TPG, should benefit similarly but it has offsetting factors, limiting the upside. What are these? Citi's concerns centre on margin compression and valuation. TPG can still benefit from medium term drivers but with less earnings leverage. For TPGCiti's target is $2.30. The broker sees TPG as a business which is delivering subscriber growth with good earnings margins and solid balance sheet. On the risk side, Citi cannot rule out increased competition from incumbent operators Telstra ((TLS)) and SingTel's ((SGT)) Optus, and/or new entrants like Foxtel or utility companies. However, this is not new, Citi notes these smaller telcos have been competing with incumbents and new entrants for nearly two decades.

What do other brokers on the FNArena database consider the triggers for these stocks? After IIN reported strong full year earnings back in August several brokers changed ratings, but not in the same direction. Deutsche Bank downgraded to Hold as it saw the stock trading around its valuation, even allowing for the potential to gain scale and cut costs. CIMB, however, moved IIN to a Buy, citing earnings that beat its forecasts. IIN has a consensus target price of $3.93 with a range of $3.50 to $3.93, excluding Citi's outlier at $5.01. IIN counts five Buys, a Hold and a Sell (Credit Suisse). Credit Suisse finds the stock trading above its target price and considers subscriber growth subdued. For TPG there are three Buys, Citi's Hold and a Sell (CIMB). CIMB downgraded the stock to Sell after the company's latest results. The broker could not see the earnings growth reflected in the premium being traded to the sector. The consensus target price is $2.19 from a range of $2.15 to $2.40.

Meanwhile, Macquarie has initiated coverage of M2 Telecommunications ((MTU)) with an Buy recommendation and $4.21 price target. M2 is the largest Australian independent telecommunications network reseller and targets both small and medium sized businesses in Australia/NZ via its Commander brand. The company provides fixed-line, mobile, data (wireless & fixed) and hosting services to both small-medium businesses, wholesale and residential customers by taking advantage of excess capacity available on other telecommunications carrier network infrastructure.
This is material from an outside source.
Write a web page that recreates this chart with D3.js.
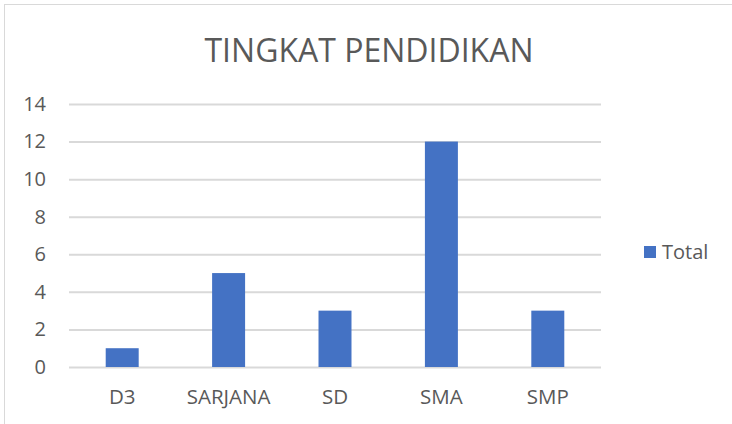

Macquarie finds that the acquisition of Primus Telecom in June 2012 was significant for M2, given the assets acquired (data centres, metro fibre rings, DSLAMS and an IP/Voice hosted solution) and is expected to strengthen M2's position in the NBN through enhanced scale and reach. Macquarie notes management has identified significant potential in combining the two companies in terms of enhanced buying leverage with suppliers, cost base rationalisation and moving customers on-net, which attracts a higher gross margin. Macquarie suspects this will be the key driver of profit growth in the medium term. However, the broker is cautious beyond FY13 as the gains get harder to maintain, given the size of the business and potential for integration issues as well as operating and maintaining telco infrastructure.

Telstra still dominates the market with an estimated 75% of total revenue generated from telecommunications services (and an estimated 80% share of the small business segment). However, Macquarie believes newer entrants, without the encumbrance of network infrastructure, can target specific segments using aggressive and targeted marketing. The broker does sound a note of caution: other than the major carriers, few companies that have attempted to become infrastructure owners have survived independently in the past. Macquarie joins Citi, which initiated coverage of M2 in September, on the FNArena database. Citi has a Buy rating and target price of $4.60. Citi sees upside for M2 with its niche position and synergies from the acquisition of Primus.